■ **WHAT TO WORK ON**
Restate the listing that follows word for word, without its pictures.

■ **RAW DATA**
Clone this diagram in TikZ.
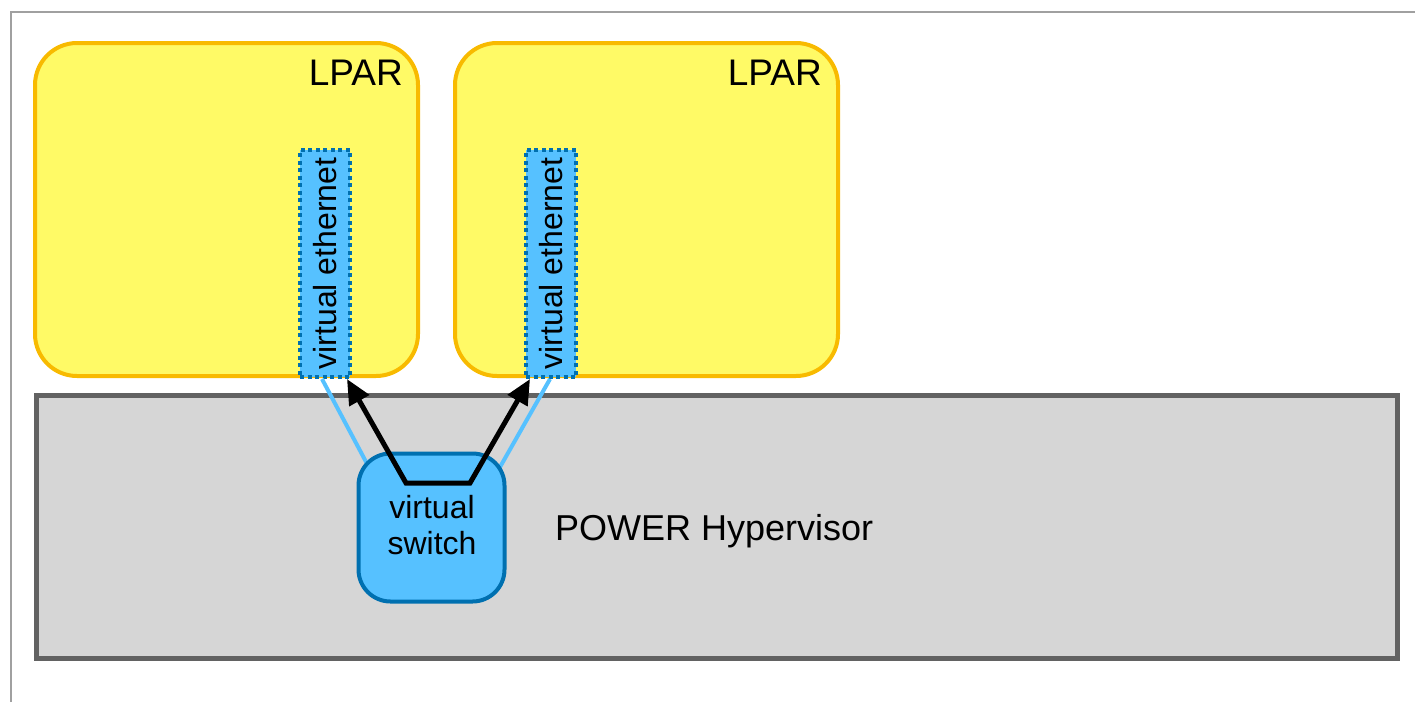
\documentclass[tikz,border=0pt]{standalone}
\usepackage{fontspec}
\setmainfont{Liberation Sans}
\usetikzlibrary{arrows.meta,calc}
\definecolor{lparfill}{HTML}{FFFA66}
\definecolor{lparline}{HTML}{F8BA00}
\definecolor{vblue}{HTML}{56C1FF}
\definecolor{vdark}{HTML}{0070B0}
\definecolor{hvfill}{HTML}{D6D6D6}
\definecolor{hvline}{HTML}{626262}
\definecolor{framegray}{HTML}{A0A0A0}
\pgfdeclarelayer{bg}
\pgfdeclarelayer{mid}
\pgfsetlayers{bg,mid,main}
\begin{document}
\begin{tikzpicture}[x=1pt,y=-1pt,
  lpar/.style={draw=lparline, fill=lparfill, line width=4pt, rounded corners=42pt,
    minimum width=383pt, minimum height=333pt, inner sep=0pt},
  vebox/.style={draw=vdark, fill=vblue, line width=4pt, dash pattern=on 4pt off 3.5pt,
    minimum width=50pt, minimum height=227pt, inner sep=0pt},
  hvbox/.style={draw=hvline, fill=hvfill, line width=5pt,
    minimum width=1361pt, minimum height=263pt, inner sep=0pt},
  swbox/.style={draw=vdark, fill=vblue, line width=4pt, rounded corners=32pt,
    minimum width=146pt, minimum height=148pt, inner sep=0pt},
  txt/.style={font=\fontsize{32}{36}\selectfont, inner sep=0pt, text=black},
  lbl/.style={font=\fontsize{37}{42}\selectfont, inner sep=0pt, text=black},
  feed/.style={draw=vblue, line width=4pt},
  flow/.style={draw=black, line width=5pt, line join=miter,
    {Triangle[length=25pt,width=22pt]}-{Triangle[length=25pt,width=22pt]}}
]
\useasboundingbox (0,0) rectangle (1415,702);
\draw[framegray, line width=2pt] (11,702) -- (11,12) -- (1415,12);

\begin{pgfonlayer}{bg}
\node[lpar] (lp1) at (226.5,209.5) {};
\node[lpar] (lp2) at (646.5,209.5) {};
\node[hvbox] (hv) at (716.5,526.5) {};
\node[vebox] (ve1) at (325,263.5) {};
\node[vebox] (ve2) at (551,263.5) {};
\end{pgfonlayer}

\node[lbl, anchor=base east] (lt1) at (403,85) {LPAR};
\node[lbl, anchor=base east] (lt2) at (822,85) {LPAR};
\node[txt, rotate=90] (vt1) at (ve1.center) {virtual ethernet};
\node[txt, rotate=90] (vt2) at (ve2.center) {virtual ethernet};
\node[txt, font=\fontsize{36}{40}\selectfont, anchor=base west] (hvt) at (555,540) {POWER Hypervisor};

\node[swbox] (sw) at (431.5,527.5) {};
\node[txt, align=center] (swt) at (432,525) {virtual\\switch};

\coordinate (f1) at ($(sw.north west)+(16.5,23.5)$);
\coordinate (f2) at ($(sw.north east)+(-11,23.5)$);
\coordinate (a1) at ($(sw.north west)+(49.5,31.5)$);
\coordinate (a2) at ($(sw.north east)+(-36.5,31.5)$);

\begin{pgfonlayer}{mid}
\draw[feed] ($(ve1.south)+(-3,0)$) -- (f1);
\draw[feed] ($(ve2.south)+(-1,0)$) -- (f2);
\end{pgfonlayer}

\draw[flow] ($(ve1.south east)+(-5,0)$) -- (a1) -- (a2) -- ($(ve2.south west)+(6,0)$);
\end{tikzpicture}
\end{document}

■ **COMPLETE OUTPUT**
Clone this diagram in TikZ.
\documentclass[tikz,border=0pt]{standalone}
\usepackage{fontspec}
\setmainfont{Liberation Sans}
\usetikzlibrary{arrows.meta,calc}
\definecolor{lparfill}{HTML}{FFFA66}
\definecolor{lparline}{HTML}{F8BA00}
\definecolor{vblue}{HTML}{56C1FF}
\definecolor{vdark}{HTML}{0070B0}
\definecolor{hvfill}{HTML}{D6D6D6}
\definecolor{hvline}{HTML}{626262}
\definecolor{framegray}{HTML}{A0A0A0}
\pgfdeclarelayer{bg}
\pgfdeclarelayer{mid}
\pgfsetlayers{bg,mid,main}
\begin{document}
\begin{tikzpicture}[x=1pt,y=-1pt,
  lpar/.style={draw=lparline, fill=lparfill, line width=4pt, rounded corners=42pt,
    minimum width=383pt, minimum height=333pt, inner sep=0pt},
  vebox/.style={draw=vdark, fill=vblue, line width=4pt, dash pattern=on 4pt off 3.5pt,
    minimum width=50pt, minimum height=227pt, inner sep=0pt},
  hvbox/.style={draw=hvline, fill=hvfill, line width=5pt,
    minimum width=1361pt, minimum height=263pt, inner sep=0pt},
  swbox/.style={draw=vdark, fill=vblue, line width=4pt, rounded corners=32pt,
    minimum width=146pt, minimum height=148pt, inner sep=0pt},
  txt/.style={font=\fontsize{32}{36}\selectfont, inner sep=0pt, text=black},
  lbl/.style={font=\fontsize{37}{42}\selectfont, inner sep=0pt, text=black},
  feed/.style={draw=vblue, line width=4pt},
  flow/.style={draw=black, line width=5pt, line join=miter,
    {Triangle[length=25pt,width=22pt]}-{Triangle[length=25pt,width=22pt]}}
]
\useasboundingbox (0,0) rectangle (1415,702);
\draw[framegray, line width=2pt] (11,702) -- (11,12) -- (1415,12);

\begin{pgfonlayer}{bg}
\node[lpar] (lp1) at (226.5,209.5) {};
\node[lpar] (lp2) at (646.5,209.5) {};
\node[hvbox] (hv) at (716.5,526.5) {};
\node[vebox] (ve1) at (325,263.5) {};
\node[vebox] (ve2) at (551,263.5) {};
\end{pgfonlayer}

\node[lbl, anchor=base east] (lt1) at (403,85) {LPAR};
\node[lbl, anchor=base east] (lt2) at (822,85) {LPAR};
\node[txt, rotate=90] (vt1) at (ve1.center) {virtual ethernet};
\node[txt, rotate=90] (vt2) at (ve2.center) {virtual ethernet};
\node[txt, font=\fontsize{36}{40}\selectfont, anchor=base west] (hvt) at (555,540) {POWER Hypervisor};

\node[swbox] (sw) at (431.5,527.5) {};
\node[txt, align=center] (swt) at (432,525) {virtual\\switch};

\coordinate (f1) at ($(sw.north west)+(16.5,23.5)$);
\coordinate (f2) at ($(sw.north east)+(-11,23.5)$);
\coordinate (a1) at ($(sw.north west)+(49.5,31.5)$);
\coordinate (a2) at ($(sw.north east)+(-36.5,31.5)$);

\begin{pgfonlayer}{mid}
\draw[feed] ($(ve1.south)+(-3,0)$) -- (f1);
\draw[feed] ($(ve2.south)+(-1,0)$) -- (f2);
\end{pgfonlayer}

\draw[flow] ($(ve1.south east)+(-5,0)$) -- (a1) -- (a2) -- ($(ve2.south west)+(6,0)$);
\end{tikzpicture}
\end{document}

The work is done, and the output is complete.